Hanscom lieutenant proves he can dance

  • Published
  • By Meredith March
  • 66th Air Base Wing Public Affairs
Moonwalking in combat boots can't be easy, but 1st Lt. Karl Artis, 66th Mission Support Group executive officer, made it seem so when he took the stage and grooved to Michael Jackson's "Billie Jean" at Hanscom's Summer Bash on June 26. That performance showed the Hanscom community something North Carolina and Boston dance communities, as well as television producers, already know - Lieutenant Karl Artis definitely can dance.

Lieutenant Artis, who currently performs with two Boston dance crews and recently appeared on the fifth season of "So You Think You Can Dance," was a high school wrestler when a friend introduced him to breakdancing. At first, the lieutenant was skeptical about his abilities. "There's not that much dancing in North Carolina," he said.

He found, however, that his wrestling training had prepared him for dance's physical complexity. "I didn't have any rhythm before and wrestling helped with that. I learned how the body works," he said.

Lieutenant Artis continued to hone his dance skills while attending North Carolina State University and began practicing with other breakdancers as an informal dance crew. He was surprised by how natural he felt during their first public performance.

"It was really exciting and I thought, 'Hey, I like performing for people and being on a big stage,'" he said.

Performing regularly with the crew led to an opportunity to dance on a student dance team called Fusion. Fusion's style incorporated diverse elements from breakdance, hip-hop, bangra, rass, and traditional Asian dances, Lieutenant Artis said. In addition to dancing, he also gained choreographing experience during his time with Fusion.

Since arriving at Hanscom, Lieutenant Artis has joined two Boston-based dance crews, Wrush and Hip Hop ConnXion, and continues to take dance classes to diversify his skills. He also made a goal - to compete on "So You Think You Can Dance."

"I always liked the show," the lieutenant said. "It first came out when I was in college, when I was getting into the swing of dancing. After watching all of season 4, I decided I might as well try."

Lieutenant Artis stuck with his decision, even when he learned last November that he had just two weeks to prepare an audition solo. "I already told myself I was going to do it, so there was no way I was going to back out."

After two weeks of practicing and choreographing, Lieutenant Artis headed to Brooklyn, N.Y. for auditions.
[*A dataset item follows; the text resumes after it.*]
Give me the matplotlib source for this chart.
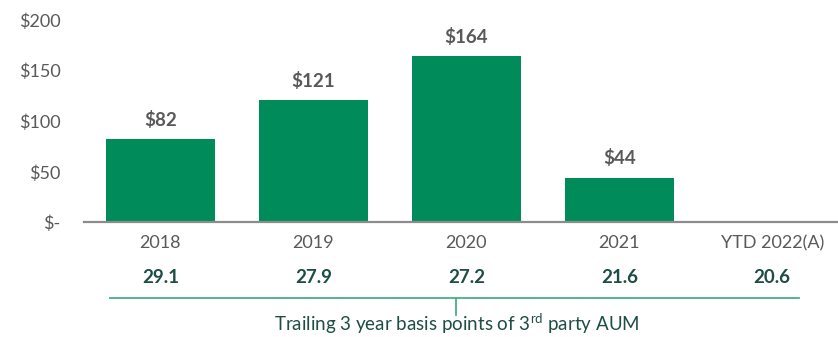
import numpy as np
import matplotlib
matplotlib.use("Agg")
import matplotlib.pyplot as plt

plt.rcParams['font.family'] = ['Lato', 'DejaVu Sans']

# Net flows by year ($ bn) and trailing fee rate (bps)
years = ['2018', '2019', '2020', '2021', 'YTD 2022(A)']
flows = [82, 121, 164, 44, np.nan]
bps = [29.1, 27.9, 27.2, 21.6, 20.6]
ytick_vals = [0, 50, 100, 150, 200]
ytick_labels = ['$-', '$50', '$100', '$150', '$200']
caption = 'Trailing 3 year basis points of 3$^{\\mathregular{rd}}$ party AUM'

bar_color = '#008C5A'
gray = '#595959'
teal = '#1E4D45'
line_green = '#45B088'

fig = plt.figure(figsize=(8.38, 3.37), dpi=100)
ax = fig.add_axes([0.1002, 0.3398, 0.8998, 0.6009])

x = np.arange(len(years))
bars = ax.bar(x, flows, width=0.71, color=bar_color, zorder=2)

for xi, v in zip(x, flows):
    if np.isnan(v):
        continue
    ax.annotate(f'${v:.0f}', (xi, v), xytext=(0, 14), textcoords='offset points',
                ha='center', va='center', fontsize=13.5, fontweight='bold', color=gray)

ax.set_xlim(-0.5, 4.43)
ax.set_ylim(0, 200)
ax.set_yticks(ytick_vals)
ax.set_yticklabels(ytick_labels)
ax.set_xticks(x)
ax.set_xticklabels(years)
ax.tick_params(axis='both', length=0, labelsize=13, labelcolor=gray)
ax.tick_params(axis='y', pad=17)
ax.tick_params(axis='x', pad=9)

for s in ['top', 'right', 'left']:
    ax.spines[s].set_visible(False)
ax.spines['bottom'].set_color('#8C8C8C')
ax.spines['bottom'].set_linewidth(1.6)

# basis-point row under the year labels
trans = ax.get_xaxis_transform()
for xi, b in zip(x, bps):
    ax.text(xi, -0.274, f'{b:.1f}', transform=trans, ha='center', va='center',
            fontsize=13.5, fontweight='bold', color=teal)

# bracket and caption
ax.plot([-0.333, 4.176], [-0.372, -0.372], transform=trans, color=line_green,
        lw=1.3, clip_on=False)
ax.plot([1.935, 1.935], [-0.372, -0.455], transform=trans, color=line_green,
        lw=1.3, clip_on=False)
ax.text(1.935, -0.5, caption, transform=trans, ha='center', va='center',
        fontsize=13.5, color=teal)

fig.savefig('out.png', dpi=100)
He successfully auditioned through several rounds, but ultimately did not make the top 20 cut. However, he was asked to audition for future seasons. "They told me to come back," he said.

While the outcome wasn't exactly what he'd hoped, the process was an important learning experience, Lieutenant Artis said.

"I learned about the entertainment industry, which is something I'm really trying to get into," he said. "I learned a lot about myself and that's what will motivate me to try again for the show. I know some people get discouraged and don't take criticism well. I'm not the best at taking criticism either, but I'm learning that sometimes you need it to grow."

Lieutenant Artis is also grateful for the support he's received here at Hanscom.

"This is something I had to talk to my supervisors about, and thankfully, all of my supervisors so far have been really supportive of my dancing -- which is kind of cool in a military environment because [being a dancer] is relatively unique in the Air Force," he said.

"The people are really caring. They always say, 'Mission first, but take care of your people,' and I believe that's what my supervisors are doing. I wasn't sure if I could continue dancing and serve in the military, but when people care enough, they make it possible for you to do things you like to do."